La dernière étape ? Utiliser démembrement et nue-propriété pour faire encore mieux ; c’est l’objet de la section suivante.
Stratégies de démembrement et de nue-propriété pour réduire l’IFI
Donation temporaire d’usufruit : avantages et limites
Le principe tient en une ligne : c’est toujours l’usufruitier qui paie l’IFI sur un bien démembré ; le nu-propriétaire, lui, n’est pas taxé (il doit juste mentionner la nue-propriété dans sa déclaration, pour mémoire).
En donnant, pour une durée déterminée (au moins 3 ans) l’usufruit d’un logement à vos enfants majeurs ou à une fondation, vous faites sortir la valeur en pleine propriété de votre base taxable ; seul le nouveau bénéficiaire (souvent non imposable) supportera, le cas échéant, l’IFI et les revenus fonciers correspondants.
Atout |
Détail |
Point de vigilance |
Réduction immédiate |
La valeur du bien (pleine propriété) disparaît de votre assiette IFI pendant toute la durée de la donation. |
L’acte doit être notarié ; frais supportés par vous ou par le donataire. |
Transmission « test » |
Idéal pour aider un enfant étudiant ou soutenir une cause caritative sans vous dessaisir définitivement du bien. |
Durée minimale 3 ans ; à l’expiration, l’usufruit vous revient automatiquement. |
Cumulable |
Compatible avec le plafonnement global de l’impôt (impôt sur le revenu + IFI ≤ 75 % des revenus). |
En cas de requalification par l’administration (montage abusif), l’avantage peut être annulé. |
Exemple chiffré :
Chalet locatif à Châtel : valeur 1 000 000 €.
IFI annuel (après dettes) : ≈ 6 300 €.
Donation d’usufruit à vos enfants pour 5 ans : l’IFI sur ce bien tombe à 0 € pour vous ; économie brute ≈ 31 500 € sur la période. Les enfants perçoivent les loyers et assument la fiscalité afférente.
Sociétés civiles et autres montages patrimoniaux : quand privilégier la nue-propriété ?

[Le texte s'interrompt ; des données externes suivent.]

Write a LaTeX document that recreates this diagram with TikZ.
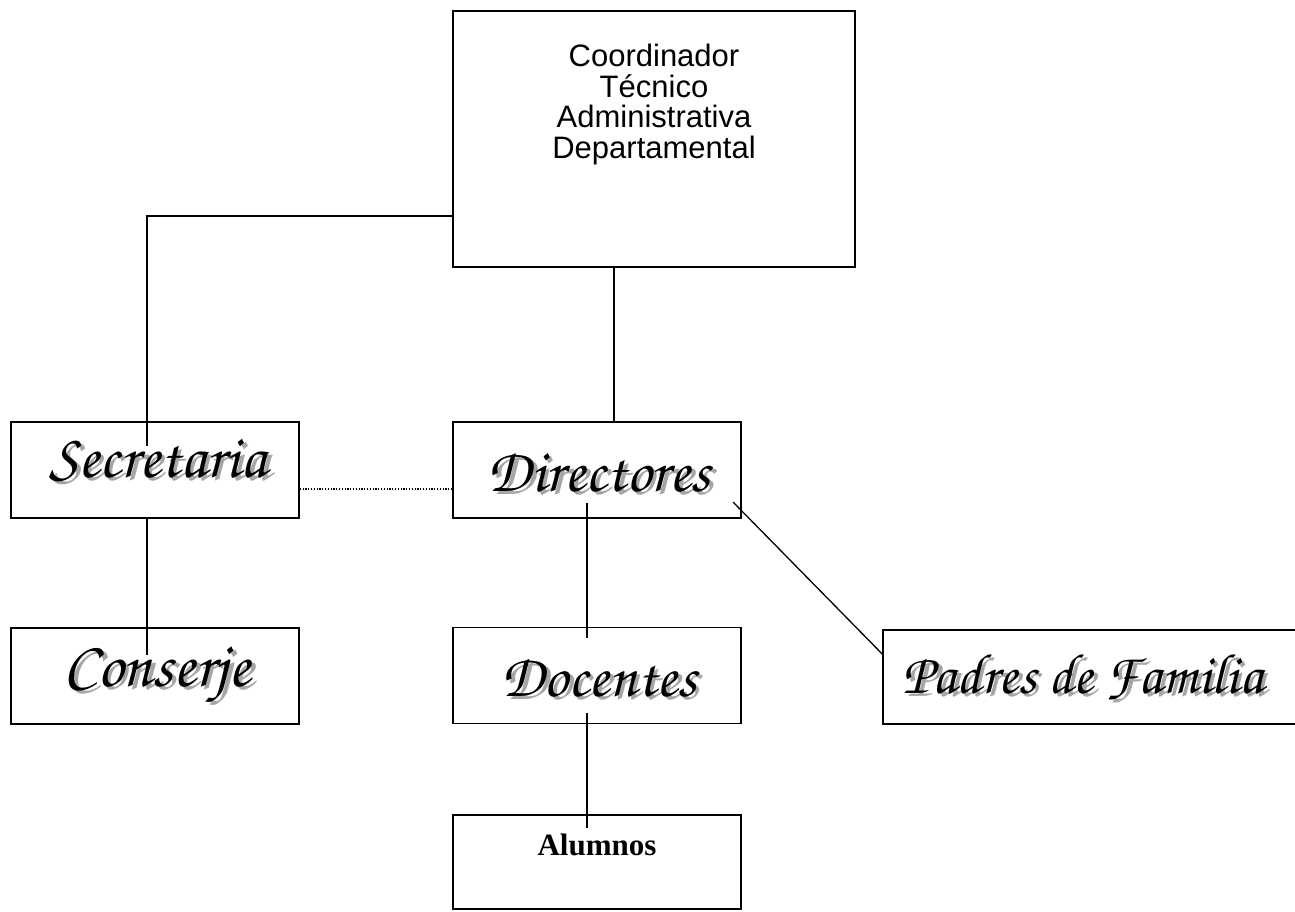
\documentclass[tikz,border=0pt]{standalone}
\usepackage[T1]{fontenc}
\usepackage{fontspec}
\usepackage{graphicx}
\newfontfamily\arialfont{Liberation Sans}
\newfontfamily\timesfont{Liberation Serif}
\newcommand\chanceryfont{\fontencoding{T1}\fontfamily{pzc}\fontseries{mb}\fontshape{it}\selectfont}
\newcommand\shadowed[1]{\chanceryfont\rlap{\textcolor{black!35}{\hspace{0.06em}\raisebox{-0.06em}{#1}}}#1}
\newcommand\fancytext[2]{\resizebox{#1}{!}{\shadowed{#2}}}
\tikzset{
  box/.style={draw, line width=1.5pt, inner sep=0pt, minimum width=288pt, minimum height=96pt},
  conn/.style={line width=1.3pt},
  lbl/.style={anchor=base, inner sep=0pt},
}
\begin{document}
\begin{tikzpicture}[x=1pt,y=-1pt]
\clip (0,0) rectangle (1295,911);
\useasboundingbox (0,0) rectangle (1295,911);
% boxes
\node[box, minimum width=402pt, minimum height=256pt] (top) at (654,139) {};
\node[box] (sec) at (155,470) {};
\node[box] (dir) at (597,470) {};
\node[box] (con) at (155,676) {};
\node[box] (doc) at (597,675.5) {};
\node[box, minimum width=420pt, minimum height=94pt] (pad) at (1093,677) {};
\node[box, minimum height=94pt] (alu) at (597,862) {};
% labels
\node[anchor=north, inner sep=0pt, align=center, font=\arialfont\fontsize{31}{30.5}\selectfont] (toplbl) at (654,44)
  {Coordinador\\Técnico\\Administrativa\\Departamental};
\node[lbl] (seclbl) at (158,477) {\fancytext{217pt}{Secretaria}};
\node[lbl] (dirlbl) at (599,491) {\fancytext{222pt}{Directores}};
\node[lbl] (conlbl) at (157,686) {\fancytext{187pt}{Conserje}};
\node[lbl] (doclbl) at (599,696) {\fancytext{195pt}{Docentes}};
\node[lbl] (padlbl) at (1083,693) {\fancytext{360pt}{Padres de Familia}};
\node[lbl, font=\timesfont\bfseries\fontsize{31}{31}\selectfont] (alulbl) at (597,855) {Alumnos};
% free ends
\coordinate (e1) at (147,446);
\coordinate (e2) at (147,655);
\coordinate (s3) at (587,503);
\coordinate (e3) at (587,638);
\coordinate (s4) at (587,713);
\coordinate (e4) at (587,828);
\coordinate (s5) at (733,502);
% connectors
\draw[conn] ([yshift=-77pt]top.west) -| (e1);
\draw[conn] ([xshift=-40pt]top.south) -- ([xshift=-40pt]top.south |- dir.north);
\draw[line width=1.2pt, dash pattern=on 1.2pt off 1.6pt] ([yshift=-19pt]sec.east) -- ([yshift=-19pt]dir.west);
\draw[conn] ([xshift=-8pt]sec.south) -- (e2);
\draw[conn] (s3) -- (e3);
\draw[conn] (s4) -- (e4);
\draw[conn] (s5) -- ([yshift=23pt]pad.west);
\end{tikzpicture}
\end{document}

Le démembrement de parts de SCI – plutôt que de l’immeuble directement – offre une grande souplesse :
Vous apportez l’immeuble à une SCI, puis vous cédez ou donnez la nue-propriété des parts aux héritiers ; vous conservez l’usufruit (et donc le contrôle) jusqu’au terme prévu. La valeur taxable bascule automatiquement chez les nu-propriétaires à la fin de l’usufruit, sans droits de succession supplémentaires.
Pourquoi c’est efficace ?
- L’usufruitier reste seul redevable de l’IFI pendant toute la durée du démembrement ; si ses propres actifs demeurent sous le seuil, aucun IFI n’est dû.
-
Les parts en nue-propriété bénéficient d’une décote fiscale (article 971 CGI) : en pratique la valeur économique transférée est souvent minorée, ce qui réduit aussi les droits de donation.
-
La SCI permet de loger de la dette interne (compte courant d’associé, in fine, etc.) qui reste déductible tant qu’elle finance réellement l’immeuble.
Situation typique |
Bénéfice |
Limite |
Couple frontalier détenant un immeuble locatif à Genève via une SCI |
Don de la nue-propriété des parts aux enfants ; l’IFI reste chez les parents jusqu’à leur décès, puis disparaît. |
Les enfants ne peuvent pas vendre l’immeuble sans l’accord de l’usufruitier. |
Diversification en SCPI suisses via une holding |
Démembrer les parts ; la valeur usufruit/nue-propriété est fournie par la société de gestion, ce qui facilite le report fiscal. |
Suivre l’évolution du ratio d’actifs français / suisses pour la fraction taxable. |
Attention :
– Si l’usufruitier occupe le logement à titre gratuit, l’administration peut refuser la déduction de certaines dettes.
– Au-delà de 60 % de dettes par rapport à la valeur brute du patrimoine (> 5 M €), la déductibilité est partiellement plafonnée (anti-abus art. 974 CGI).
À retenir avant de se lancer
- Acte notarié indispensable pour tout démembrement — donation ou cession, temporaire ou viagère.
-
Durée réaliste : inutile d’envisager 2 ans ; privilégiez 6-9 ans pour amortir les frais et sécuriser l’intention patrimoniale.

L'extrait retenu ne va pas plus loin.